Over the course of 17 months, the Texas Commission on Environmental Quality, the state’s environmental regulatory agency, received $135,121.37 in contributions from outside agencies.
These contributions were largely used for travel fare, meals and hotel stays for conferences.
The largest contributor to the commission during this period was the Nuclear Regulatory Commission, which paid for 18 trips to seven cities.
The Advocate collected this data from commission interoffice memoranda detailing gifts more than $500 made to the agency from September 2013 to January 2015. Memoranda are reported to the commission quarterly to make the acceptance of gifts public, said commission spokeswoman Andrea Morrow.
Taking a closer look at what organizations are wining and dining a state regulatory agency could provide clues about whether there is any outside influence on the agency.
Tom “Smitty” Smith of Public Citizen Texas said most of the reimbursements are from government agencies — and are OK — although they raise questions about budget cuts to state agencies.
Contributions by the American Petroleum Institute, American Coal Council and the Council of Industrial Boiler Owners, which the commission regulates on a state level, could pose as conflicts of interest.

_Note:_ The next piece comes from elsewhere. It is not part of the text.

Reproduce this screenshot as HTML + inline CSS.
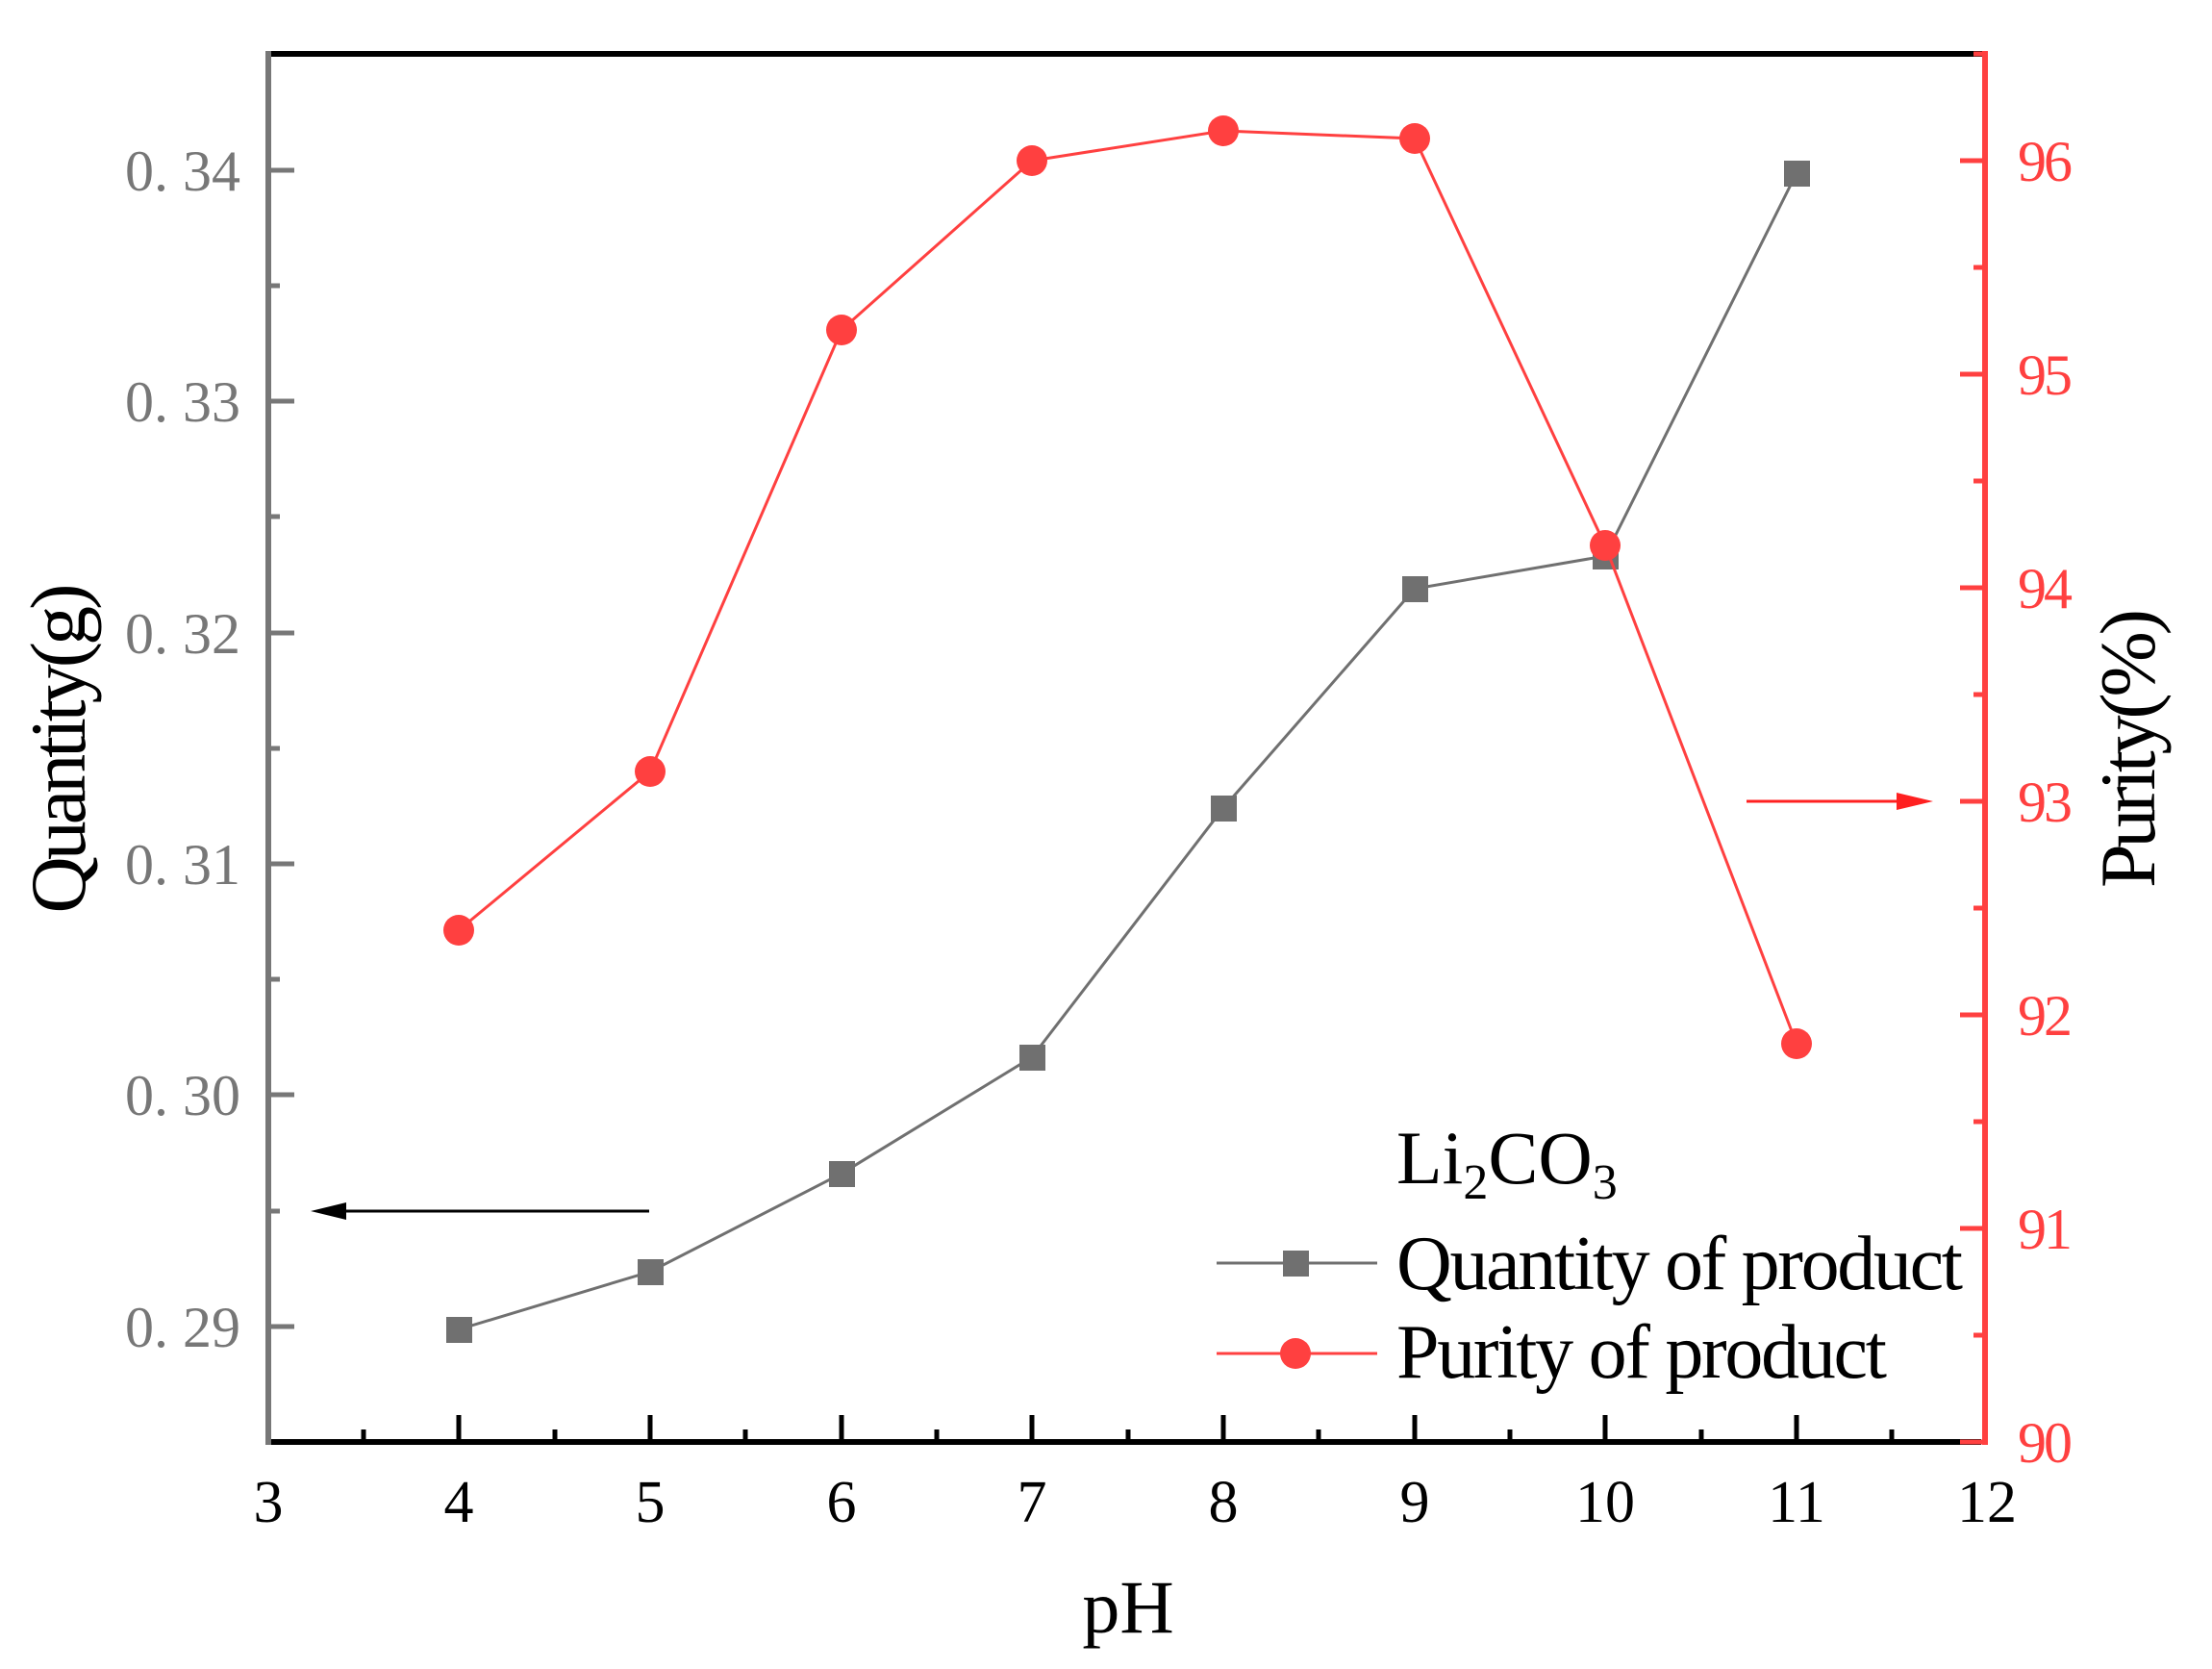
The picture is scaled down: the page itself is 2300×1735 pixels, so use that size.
<!DOCTYPE html>
<html><head><meta charset="utf-8"><style>html,body{margin:0;padding:0;background:#fff}svg{display:block}</style></head>
<body>
<svg width="2300" height="1735" viewBox="0 0 2300 1735" xmlns="http://www.w3.org/2000/svg" font-family="Liberation Serif, serif">
<rect width="2300" height="1735" fill="#fff"/>
<!-- axes -->
<line x1="276" y1="56" x2="2063" y2="56" stroke="#000" stroke-width="6"/>
<line x1="279" y1="53" x2="279" y2="1502" stroke="#777" stroke-width="6"/>
<line x1="282" y1="1499" x2="2060" y2="1499" stroke="#000" stroke-width="6"/>
<line x1="2064" y1="53" x2="2064" y2="1502" stroke="#ff4040" stroke-width="6"/>
<g stroke="#000" stroke-width="5">
<line x1="378" y1="1499" x2="378" y2="1486"/>
<line x1="477" y1="1499" x2="477" y2="1471"/>
<line x1="577" y1="1499" x2="577" y2="1486"/>
<line x1="676" y1="1499" x2="676" y2="1471"/>
<line x1="775" y1="1499" x2="775" y2="1486"/>
<line x1="875" y1="1499" x2="875" y2="1471"/>
<line x1="974" y1="1499" x2="974" y2="1486"/>
<line x1="1073" y1="1499" x2="1073" y2="1471"/>
<line x1="1173" y1="1499" x2="1173" y2="1486"/>
<line x1="1272" y1="1499" x2="1272" y2="1471"/>
<line x1="1371" y1="1499" x2="1371" y2="1486"/>
<line x1="1471" y1="1499" x2="1471" y2="1471"/>
<line x1="1570" y1="1499" x2="1570" y2="1486"/>
<line x1="1669" y1="1499" x2="1669" y2="1471"/>
<line x1="1769" y1="1499" x2="1769" y2="1486"/>
<line x1="1868" y1="1499" x2="1868" y2="1471"/>
<line x1="1967" y1="1499" x2="1967" y2="1486"/>
</g>
<g stroke="#777" stroke-width="5">
<line x1="279" y1="177" x2="306" y2="177"/><line x1="279" y1="297" x2="291" y2="297"/>
<line x1="279" y1="417" x2="306" y2="417"/><line x1="279" y1="537" x2="291" y2="537"/>
<line x1="279" y1="658" x2="306" y2="658"/><line x1="279" y1="778" x2="291" y2="778"/>
<line x1="279" y1="898" x2="306" y2="898"/><line x1="279" y1="1018" x2="291" y2="1018"/>
<line x1="279" y1="1138" x2="306" y2="1138"/><line x1="279" y1="1259" x2="291" y2="1259"/>
<line x1="279" y1="1379" x2="306" y2="1379"/>
</g>
<g stroke="#ff4040" stroke-width="5">
<line x1="2064" y1="1499" x2="2038" y2="1499"/><line x1="2064" y1="1388" x2="2052" y2="1388"/>
<line x1="2064" y1="1277" x2="2038" y2="1277"/><line x1="2064" y1="1166" x2="2052" y2="1166"/>
<line x1="2064" y1="1055" x2="2038" y2="1055"/><line x1="2064" y1="944" x2="2052" y2="944"/>
<line x1="2064" y1="833" x2="2038" y2="833"/><line x1="2064" y1="722" x2="2052" y2="722"/>
<line x1="2064" y1="611" x2="2038" y2="611"/><line x1="2064" y1="500" x2="2052" y2="500"/>
<line x1="2064" y1="389" x2="2038" y2="389"/><line x1="2064" y1="278" x2="2052" y2="278"/>
<line x1="2064" y1="167" x2="2038" y2="167"/><line x1="2064" y1="56" x2="2052" y2="56"/>
</g>
<!-- left labels -->
<g fill="#777" font-size="60" text-anchor="end">
<text x="250" y="198" textLength="120">0. 34</text>
<text x="250" y="438" textLength="120">0. 33</text>
<text x="250" y="679" textLength="120">0. 32</text>
<text x="250" y="919" textLength="120">0. 31</text>
<text x="250" y="1159" textLength="120">0. 30</text>
<text x="250" y="1400" textLength="120">0. 29</text>
</g>
<g fill="#ff4040" font-size="60">
<text x="2098" y="188" textLength="57">96</text>
<text x="2098" y="410" textLength="57">95</text>
<text x="2098" y="632" textLength="57">94</text>
<text x="2098" y="854" textLength="57">93</text>
<text x="2098" y="1076" textLength="57">92</text>
<text x="2098" y="1298" textLength="57">91</text>
<text x="2098" y="1520" textLength="57">90</text>
</g>
<g fill="#000" font-size="62" text-anchor="middle">
<text x="279" y="1582">3</text><text x="477" y="1582">4</text><text x="676" y="1582">5</text>
<text x="875" y="1582">6</text><text x="1073" y="1582">7</text><text x="1272" y="1582">8</text>
<text x="1471" y="1582">9</text><text x="1669" y="1582">10</text><text x="1868" y="1582">11</text>
<text x="2066" y="1582">12</text>
</g>
<text x="1173" y="1697" font-size="78" text-anchor="middle">pH</text>
<text transform="translate(88,778) rotate(-90)" font-size="82" text-anchor="middle" textLength="343">Quantity(g)</text>
<text transform="translate(2240,778) rotate(-90)" font-size="82" text-anchor="middle" textLength="290">Purity(%)</text>
<!-- arrows -->
<line x1="675" y1="1259" x2="345" y2="1259" stroke="#000" stroke-width="3"/>
<polygon points="323,1259 360,1250 360,1268" fill="#000"/>
<line x1="1816" y1="833" x2="1985" y2="833" stroke="#ff2020" stroke-width="3"/>
<polygon points="2010,833 1972,824 1972,842" fill="#ff2020"/>
<!-- gray series -->
<polyline fill="none" stroke="#707070" stroke-width="3" points="477,1382 676,1322 875,1220 1073,1099 1272,840 1471,612 1669,578 1868,180"/>
<g fill="#707070">
<rect x="464" y="1369" width="27" height="27"/><rect x="663" y="1309" width="27" height="27"/>
<rect x="862" y="1207" width="27" height="27"/><rect x="1060" y="1086" width="27" height="27"/>
<rect x="1259" y="827" width="27" height="27"/><rect x="1458" y="599" width="27" height="27"/>
<rect x="1656" y="565" width="27" height="27"/><rect x="1855" y="167" width="27" height="27"/>
</g>
<!-- red series -->
<polyline fill="none" stroke="#ff4040" stroke-width="3" points="477,967 676,802 875,343 1073,167 1272,136 1471,144 1669,567 1868,1085"/>
<g fill="#ff4040">
<circle cx="477" cy="967" r="16"/><circle cx="676" cy="802" r="16"/><circle cx="875" cy="343" r="16"/>
<circle cx="1073" cy="167" r="16"/><circle cx="1272" cy="136" r="16"/><circle cx="1471" cy="144" r="16"/>
<circle cx="1669" cy="567" r="16"/><circle cx="1868" cy="1085" r="16"/>
</g>
<!-- legend -->
<text x="1452" y="1230" font-size="78">Li<tspan font-size="52" dy="16">2</tspan><tspan dy="-16">CO</tspan><tspan font-size="52" dy="16">3</tspan></text>
<line x1="1265" y1="1313" x2="1432" y2="1313" stroke="#707070" stroke-width="3"/>
<rect x="1334" y="1300" width="27" height="27" fill="#707070"/>
<text x="1452" y="1340" font-size="80" textLength="589">Quantity of product</text>
<line x1="1265" y1="1407" x2="1432" y2="1407" stroke="#ff4040" stroke-width="3"/>
<circle cx="1347" cy="1407" r="16" fill="#ff4040"/>
<text x="1452" y="1432" font-size="80" textLength="510">Purity of product</text>
</svg>
</body></html>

The petroleum institute waived a Dallas conference fee of $600 for an official to attend an institute meeting on “evaporative loss estimation.” And the Coal Council and boiler owners both paid for state toxicologist Michael Honeycutt’s airfare, rental car and meals to speak at their events. These two trips concern Smith because Honeycutt is known to be controversial for being a lone voice opposed to the federal government regulations on ozone, toxics and soot, he wrote in an email Wednesday.